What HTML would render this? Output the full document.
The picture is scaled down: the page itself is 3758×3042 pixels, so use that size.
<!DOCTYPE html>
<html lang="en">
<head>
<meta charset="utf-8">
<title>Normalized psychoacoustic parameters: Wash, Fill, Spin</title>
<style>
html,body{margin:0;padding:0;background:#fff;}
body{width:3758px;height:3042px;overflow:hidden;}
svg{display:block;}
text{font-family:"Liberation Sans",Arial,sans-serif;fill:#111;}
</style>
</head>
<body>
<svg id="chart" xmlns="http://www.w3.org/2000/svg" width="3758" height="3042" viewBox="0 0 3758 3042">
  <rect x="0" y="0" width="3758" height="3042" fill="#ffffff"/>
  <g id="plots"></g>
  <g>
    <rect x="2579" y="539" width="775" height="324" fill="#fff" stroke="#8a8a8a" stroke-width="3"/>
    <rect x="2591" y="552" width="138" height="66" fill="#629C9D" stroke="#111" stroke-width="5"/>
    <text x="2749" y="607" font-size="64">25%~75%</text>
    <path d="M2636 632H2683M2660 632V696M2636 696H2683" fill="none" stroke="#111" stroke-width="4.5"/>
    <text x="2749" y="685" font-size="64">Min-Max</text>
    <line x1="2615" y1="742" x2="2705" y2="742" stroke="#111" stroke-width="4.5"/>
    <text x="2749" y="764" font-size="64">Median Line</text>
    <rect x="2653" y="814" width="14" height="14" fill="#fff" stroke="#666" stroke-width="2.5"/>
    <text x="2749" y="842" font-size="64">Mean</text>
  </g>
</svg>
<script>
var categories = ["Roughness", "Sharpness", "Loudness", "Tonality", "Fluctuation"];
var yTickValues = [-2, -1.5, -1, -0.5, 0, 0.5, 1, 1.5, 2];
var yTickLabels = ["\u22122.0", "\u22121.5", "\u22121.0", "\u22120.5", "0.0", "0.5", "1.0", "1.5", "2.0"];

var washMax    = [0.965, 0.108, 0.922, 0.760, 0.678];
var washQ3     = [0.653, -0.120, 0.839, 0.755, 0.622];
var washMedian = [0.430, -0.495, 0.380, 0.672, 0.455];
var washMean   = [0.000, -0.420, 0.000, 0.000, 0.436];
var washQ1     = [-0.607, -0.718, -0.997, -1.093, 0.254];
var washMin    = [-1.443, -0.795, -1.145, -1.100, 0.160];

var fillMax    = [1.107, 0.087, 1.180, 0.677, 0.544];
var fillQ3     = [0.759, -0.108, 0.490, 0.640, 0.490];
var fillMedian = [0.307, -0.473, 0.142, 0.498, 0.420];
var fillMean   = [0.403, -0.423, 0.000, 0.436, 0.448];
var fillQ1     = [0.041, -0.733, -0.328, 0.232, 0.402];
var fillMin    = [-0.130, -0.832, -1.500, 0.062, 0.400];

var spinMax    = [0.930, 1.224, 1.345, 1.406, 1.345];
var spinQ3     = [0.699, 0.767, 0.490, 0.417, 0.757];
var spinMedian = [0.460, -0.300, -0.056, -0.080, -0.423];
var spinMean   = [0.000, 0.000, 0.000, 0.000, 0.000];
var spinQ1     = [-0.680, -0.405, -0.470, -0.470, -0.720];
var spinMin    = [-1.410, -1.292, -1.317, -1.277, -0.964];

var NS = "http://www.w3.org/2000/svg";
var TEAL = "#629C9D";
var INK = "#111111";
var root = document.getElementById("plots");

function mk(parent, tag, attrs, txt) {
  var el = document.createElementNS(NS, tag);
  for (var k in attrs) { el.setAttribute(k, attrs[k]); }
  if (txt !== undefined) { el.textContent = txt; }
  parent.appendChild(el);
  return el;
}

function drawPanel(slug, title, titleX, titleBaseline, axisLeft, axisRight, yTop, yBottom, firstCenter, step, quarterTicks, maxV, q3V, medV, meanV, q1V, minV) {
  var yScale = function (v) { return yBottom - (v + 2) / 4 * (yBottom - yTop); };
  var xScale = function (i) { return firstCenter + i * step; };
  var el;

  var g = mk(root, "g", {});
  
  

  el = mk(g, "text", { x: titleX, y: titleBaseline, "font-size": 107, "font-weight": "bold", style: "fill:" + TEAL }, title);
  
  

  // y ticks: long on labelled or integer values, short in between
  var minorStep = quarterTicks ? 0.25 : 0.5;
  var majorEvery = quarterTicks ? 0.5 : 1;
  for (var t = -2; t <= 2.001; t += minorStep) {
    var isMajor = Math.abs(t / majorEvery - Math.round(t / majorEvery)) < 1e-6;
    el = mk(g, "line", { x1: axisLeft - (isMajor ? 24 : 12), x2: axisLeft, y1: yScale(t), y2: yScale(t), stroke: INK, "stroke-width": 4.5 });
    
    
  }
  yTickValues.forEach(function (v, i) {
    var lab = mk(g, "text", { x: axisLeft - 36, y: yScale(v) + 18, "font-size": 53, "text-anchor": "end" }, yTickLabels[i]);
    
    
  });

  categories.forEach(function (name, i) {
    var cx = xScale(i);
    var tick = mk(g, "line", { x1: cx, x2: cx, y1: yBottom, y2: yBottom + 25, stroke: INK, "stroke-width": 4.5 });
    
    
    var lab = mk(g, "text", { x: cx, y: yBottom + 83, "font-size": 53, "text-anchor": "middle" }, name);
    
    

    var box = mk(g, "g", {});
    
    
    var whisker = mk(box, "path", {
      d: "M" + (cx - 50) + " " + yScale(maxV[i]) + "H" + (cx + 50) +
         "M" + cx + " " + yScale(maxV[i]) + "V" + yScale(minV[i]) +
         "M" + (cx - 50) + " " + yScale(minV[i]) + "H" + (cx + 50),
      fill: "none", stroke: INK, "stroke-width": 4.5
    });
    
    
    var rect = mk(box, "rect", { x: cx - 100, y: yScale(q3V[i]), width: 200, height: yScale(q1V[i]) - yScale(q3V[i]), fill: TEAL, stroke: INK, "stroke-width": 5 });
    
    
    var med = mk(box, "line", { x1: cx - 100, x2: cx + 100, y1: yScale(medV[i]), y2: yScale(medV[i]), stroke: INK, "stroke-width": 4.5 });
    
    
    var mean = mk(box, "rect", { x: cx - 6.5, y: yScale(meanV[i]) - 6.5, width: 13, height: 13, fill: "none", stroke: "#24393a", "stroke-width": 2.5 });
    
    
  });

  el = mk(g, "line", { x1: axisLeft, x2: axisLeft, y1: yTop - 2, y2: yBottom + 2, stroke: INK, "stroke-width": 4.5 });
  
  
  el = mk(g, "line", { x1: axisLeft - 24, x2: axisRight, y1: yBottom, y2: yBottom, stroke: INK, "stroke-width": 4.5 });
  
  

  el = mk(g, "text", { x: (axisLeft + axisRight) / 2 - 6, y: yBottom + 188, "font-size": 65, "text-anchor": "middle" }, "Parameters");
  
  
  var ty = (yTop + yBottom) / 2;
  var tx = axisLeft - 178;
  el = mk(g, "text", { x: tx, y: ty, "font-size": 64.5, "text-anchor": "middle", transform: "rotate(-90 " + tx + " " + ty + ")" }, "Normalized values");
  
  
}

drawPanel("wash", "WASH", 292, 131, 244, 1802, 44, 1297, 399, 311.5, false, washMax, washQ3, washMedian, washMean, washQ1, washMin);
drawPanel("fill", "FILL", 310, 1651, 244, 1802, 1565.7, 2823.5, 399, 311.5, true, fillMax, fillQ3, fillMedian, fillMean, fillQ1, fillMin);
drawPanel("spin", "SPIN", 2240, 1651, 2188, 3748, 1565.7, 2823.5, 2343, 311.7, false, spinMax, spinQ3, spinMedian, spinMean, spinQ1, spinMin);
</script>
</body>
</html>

○ ○ ○

**WHAT IS BEING ASKED:** Transcribe the whole listing with nothing added or left out.

**SOLUTION:**
What HTML would render this? Output the full document.
The picture is scaled down: the page itself is 3758×3042 pixels, so use that size.
<!DOCTYPE html>
<html lang="en">
<head>
<meta charset="utf-8">
<title>Normalized psychoacoustic parameters: Wash, Fill, Spin</title>
<style>
html,body{margin:0;padding:0;background:#fff;}
body{width:3758px;height:3042px;overflow:hidden;}
svg{display:block;}
text{font-family:"Liberation Sans",Arial,sans-serif;fill:#111;}
</style>
</head>
<body>
<svg id="chart" xmlns="http://www.w3.org/2000/svg" width="3758" height="3042" viewBox="0 0 3758 3042">
  <rect x="0" y="0" width="3758" height="3042" fill="#ffffff"/>
  <g id="plots"></g>
  <g>
    <rect x="2579" y="539" width="775" height="324" fill="#fff" stroke="#8a8a8a" stroke-width="3"/>
    <rect x="2591" y="552" width="138" height="66" fill="#629C9D" stroke="#111" stroke-width="5"/>
    <text x="2749" y="607" font-size="64">25%~75%</text>
    <path d="M2636 632H2683M2660 632V696M2636 696H2683" fill="none" stroke="#111" stroke-width="4.5"/>
    <text x="2749" y="685" font-size="64">Min-Max</text>
    <line x1="2615" y1="742" x2="2705" y2="742" stroke="#111" stroke-width="4.5"/>
    <text x="2749" y="764" font-size="64">Median Line</text>
    <rect x="2653" y="814" width="14" height="14" fill="#fff" stroke="#666" stroke-width="2.5"/>
    <text x="2749" y="842" font-size="64">Mean</text>
  </g>
</svg>
<script>
var categories = ["Roughness", "Sharpness", "Loudness", "Tonality", "Fluctuation"];
var yTickValues = [-2, -1.5, -1, -0.5, 0, 0.5, 1, 1.5, 2];
var yTickLabels = ["\u22122.0", "\u22121.5", "\u22121.0", "\u22120.5", "0.0", "0.5", "1.0", "1.5", "2.0"];

var washMax    = [0.965, 0.108, 0.922, 0.760, 0.678];
var washQ3     = [0.653, -0.120, 0.839, 0.755, 0.622];
var washMedian = [0.430, -0.495, 0.380, 0.672, 0.455];
var washMean   = [0.000, -0.420, 0.000, 0.000, 0.436];
var washQ1     = [-0.607, -0.718, -0.997, -1.093, 0.254];
var washMin    = [-1.443, -0.795, -1.145, -1.100, 0.160];

var fillMax    = [1.107, 0.087, 1.180, 0.677, 0.544];
var fillQ3     = [0.759, -0.108, 0.490, 0.640, 0.490];
var fillMedian = [0.307, -0.473, 0.142, 0.498, 0.420];
var fillMean   = [0.403, -0.423, 0.000, 0.436, 0.448];
var fillQ1     = [0.041, -0.733, -0.328, 0.232, 0.402];
var fillMin    = [-0.130, -0.832, -1.500, 0.062, 0.400];

var spinMax    = [0.930, 1.224, 1.345, 1.406, 1.345];
var spinQ3     = [0.699, 0.767, 0.490, 0.417, 0.757];
var spinMedian = [0.460, -0.300, -0.056, -0.080, -0.423];
var spinMean   = [0.000, 0.000, 0.000, 0.000, 0.000];
var spinQ1     = [-0.680, -0.405, -0.470, -0.470, -0.720];
var spinMin    = [-1.410, -1.292, -1.317, -1.277, -0.964];

var NS = "http://www.w3.org/2000/svg";
var TEAL = "#629C9D";
var INK = "#111111";
var root = document.getElementById("plots");

function mk(parent, tag, attrs, txt) {
  var el = document.createElementNS(NS, tag);
  for (var k in attrs) { el.setAttribute(k, attrs[k]); }
  if (txt !== undefined) { el.textContent = txt; }
  parent.appendChild(el);
  return el;
}

function drawPanel(slug, title, titleX, titleBaseline, axisLeft, axisRight, yTop, yBottom, firstCenter, step, quarterTicks, maxV, q3V, medV, meanV, q1V, minV) {
  var yScale = function (v) { return yBottom - (v + 2) / 4 * (yBottom - yTop); };
  var xScale = function (i) { return firstCenter + i * step; };
  var el;

  var g = mk(root, "g", {});
  
  

  el = mk(g, "text", { x: titleX, y: titleBaseline, "font-size": 107, "font-weight": "bold", style: "fill:" + TEAL }, title);
  
  

  // y ticks: long on labelled or integer values, short in between
  var minorStep = quarterTicks ? 0.25 : 0.5;
  var majorEvery = quarterTicks ? 0.5 : 1;
  for (var t = -2; t <= 2.001; t += minorStep) {
    var isMajor = Math.abs(t / majorEvery - Math.round(t / majorEvery)) < 1e-6;
    el = mk(g, "line", { x1: axisLeft - (isMajor ? 24 : 12), x2: axisLeft, y1: yScale(t), y2: yScale(t), stroke: INK, "stroke-width": 4.5 });
    
    
  }
  yTickValues.forEach(function (v, i) {
    var lab = mk(g, "text", { x: axisLeft - 36, y: yScale(v) + 18, "font-size": 53, "text-anchor": "end" }, yTickLabels[i]);
    
    
  });

  categories.forEach(function (name, i) {
    var cx = xScale(i);
    var tick = mk(g, "line", { x1: cx, x2: cx, y1: yBottom, y2: yBottom + 25, stroke: INK, "stroke-width": 4.5 });
    
    
    var lab = mk(g, "text", { x: cx, y: yBottom + 83, "font-size": 53, "text-anchor": "middle" }, name);
    
    

    var box = mk(g, "g", {});
    
    
    var whisker = mk(box, "path", {
      d: "M" + (cx - 50) + " " + yScale(maxV[i]) + "H" + (cx + 50) +
         "M" + cx + " " + yScale(maxV[i]) + "V" + yScale(minV[i]) +
         "M" + (cx - 50) + " " + yScale(minV[i]) + "H" + (cx + 50),
      fill: "none", stroke: INK, "stroke-width": 4.5
    });
    
    
    var rect = mk(box, "rect", { x: cx - 100, y: yScale(q3V[i]), width: 200, height: yScale(q1V[i]) - yScale(q3V[i]), fill: TEAL, stroke: INK, "stroke-width": 5 });
    
    
    var med = mk(box, "line", { x1: cx - 100, x2: cx + 100, y1: yScale(medV[i]), y2: yScale(medV[i]), stroke: INK, "stroke-width": 4.5 });
    
    
    var mean = mk(box, "rect", { x: cx - 6.5, y: yScale(meanV[i]) - 6.5, width: 13, height: 13, fill: "none", stroke: "#24393a", "stroke-width": 2.5 });
    
    
  });

  el = mk(g, "line", { x1: axisLeft, x2: axisLeft, y1: yTop - 2, y2: yBottom + 2, stroke: INK, "stroke-width": 4.5 });
  
  
  el = mk(g, "line", { x1: axisLeft - 24, x2: axisRight, y1: yBottom, y2: yBottom, stroke: INK, "stroke-width": 4.5 });
  
  

  el = mk(g, "text", { x: (axisLeft + axisRight) / 2 - 6, y: yBottom + 188, "font-size": 65, "text-anchor": "middle" }, "Parameters");
  
  
  var ty = (yTop + yBottom) / 2;
  var tx = axisLeft - 178;
  el = mk(g, "text", { x: tx, y: ty, "font-size": 64.5, "text-anchor": "middle", transform: "rotate(-90 " + tx + " " + ty + ")" }, "Normalized values");
  
  
}

drawPanel("wash", "WASH", 292, 131, 244, 1802, 44, 1297, 399, 311.5, false, washMax, washQ3, washMedian, washMean, washQ1, washMin);
drawPanel("fill", "FILL", 310, 1651, 244, 1802, 1565.7, 2823.5, 399, 311.5, true, fillMax, fillQ3, fillMedian, fillMean, fillQ1, fillMin);
drawPanel("spin", "SPIN", 2240, 1651, 2188, 3748, 1565.7, 2823.5, 2343, 311.7, false, spinMax, spinQ3, spinMedian, spinMean, spinQ1, spinMin);
</script>
</body>
</html>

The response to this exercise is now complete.